-- Start --

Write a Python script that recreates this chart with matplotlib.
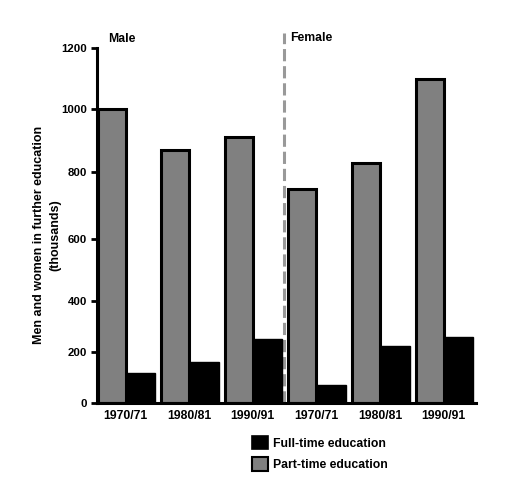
import numpy as np
import matplotlib
matplotlib.use("Agg")
import matplotlib.pyplot as plt
from matplotlib.patches import Patch

# data (thousands)
groups = ["1970/71", "1980/81", "1990/91", "1970/71", "1980/81", "1990/91"]
part_time = [1000, 870, 910, 750, 830, 1100]
full_time = [120, 160, 250, 70, 225, 260]

# the original axis is not evenly spaced: tick value -> pixel row in the source
tick_vals = [0, 200, 400, 600, 800, 1000, 1200]
tick_rows = [403.3, 352.3, 300.7, 239.3, 172.3, 109.0, 48.3]

plt.rcParams['font.family'] = ['Liberation Sans', 'DejaVu Sans']

fig = plt.figure(figsize=(5.15, 4.99), dpi=100, facecolor='white')
ax = fig.add_axes([96.7/515, 1-403.3/499, (476-96.7)/515, (403.3-48.3)/499])

rows_neg = [-r for r in tick_rows]
def fwd(v):
    return np.interp(v, tick_vals, rows_neg)
def inv(p):
    return np.interp(p, rows_neg, tick_vals)
ax.set_yscale('function', functions=(fwd, inv))

gw = 0.44   # part-time bar width
bw = 0.465  # full-time bar width
x = np.arange(len(groups))
ax.bar(x, part_time, width=gw, align='edge', color='#808080',
       edgecolor='black', linewidth=2.2, zorder=2)
ax.bar(x + gw, full_time, width=bw, align='edge', color='black',
       edgecolor='black', linewidth=1.0, zorder=2)

ax.set_xlim(-0.015, 5.95)
ax.set_ylim(0, 1200)
ax.set_yticks(tick_vals)
ax.set_yticklabels([str(v) for v in tick_vals], fontsize=8.2, fontweight='bold')
ax.set_xticks(x + 0.44)
ax.set_xticklabels(groups, fontsize=8.8, fontweight='bold')
ax.tick_params(axis='x', length=0, pad=5)
ax.tick_params(axis='y', length=4, width=2, pad=3)

for s in ['top', 'right']:
    ax.spines[s].set_visible(False)
for s in ['left', 'bottom']:
    ax.spines[s].set_linewidth(2.2)

# divider between male and female
ax.axvline(2.925, ymin=0, ymax=1.043, color='#999999', linestyle=(0, (4, 1.6)),
           linewidth=2.2, clip_on=False, zorder=1)

fig.text(122/515, 1-39/499, "Male", fontsize=8.8, fontweight='bold',
         ha='center', va='center')
fig.text(290/515, 1-38/499, "Female", fontsize=8.8, fontweight='bold',
         ha='left', va='center')

fig.text(47/515, 1-235/499, "Men and women in further education\n(thousands)",
         rotation=90, fontsize=9, fontweight='bold', ha='center', va='center',
         multialignment='center', linespacing=1.45)

handles = [Patch(facecolor='black', edgecolor='black', linewidth=1.2),
           Patch(facecolor='#808080', edgecolor='black', linewidth=1.5)]
fig.legend(handles, ["Full-time education", "Part-time education"],
           loc='upper left', bbox_to_anchor=(252/515, 1-436/499),
           frameon=False, prop={'size': 8.8, 'weight': 'bold'},
           handlelength=1.3, handleheight=1.3, handletextpad=0.45,
           labelspacing=0.62, borderpad=0, borderaxespad=0)

fig.savefig("out.png", dpi=100, facecolor='white')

-- End --

▶ DO THIS: With the pictures left out, restate word for word every line of the data above, from the first down to the line that contains "full_time = [120, 160, 250, 70, 225, 260]".

▶ SOLUTION TO THIS TASK:
Write a Python script that recreates this chart with matplotlib.
import numpy as np
import matplotlib
matplotlib.use("Agg")
import matplotlib.pyplot as plt
from matplotlib.patches import Patch

# data (thousands)
groups = ["1970/71", "1980/81", "1990/91", "1970/71", "1980/81", "1990/91"]
part_time = [1000, 870, 910, 750, 830, 1100]
full_time = [120, 160, 250, 70, 225, 260]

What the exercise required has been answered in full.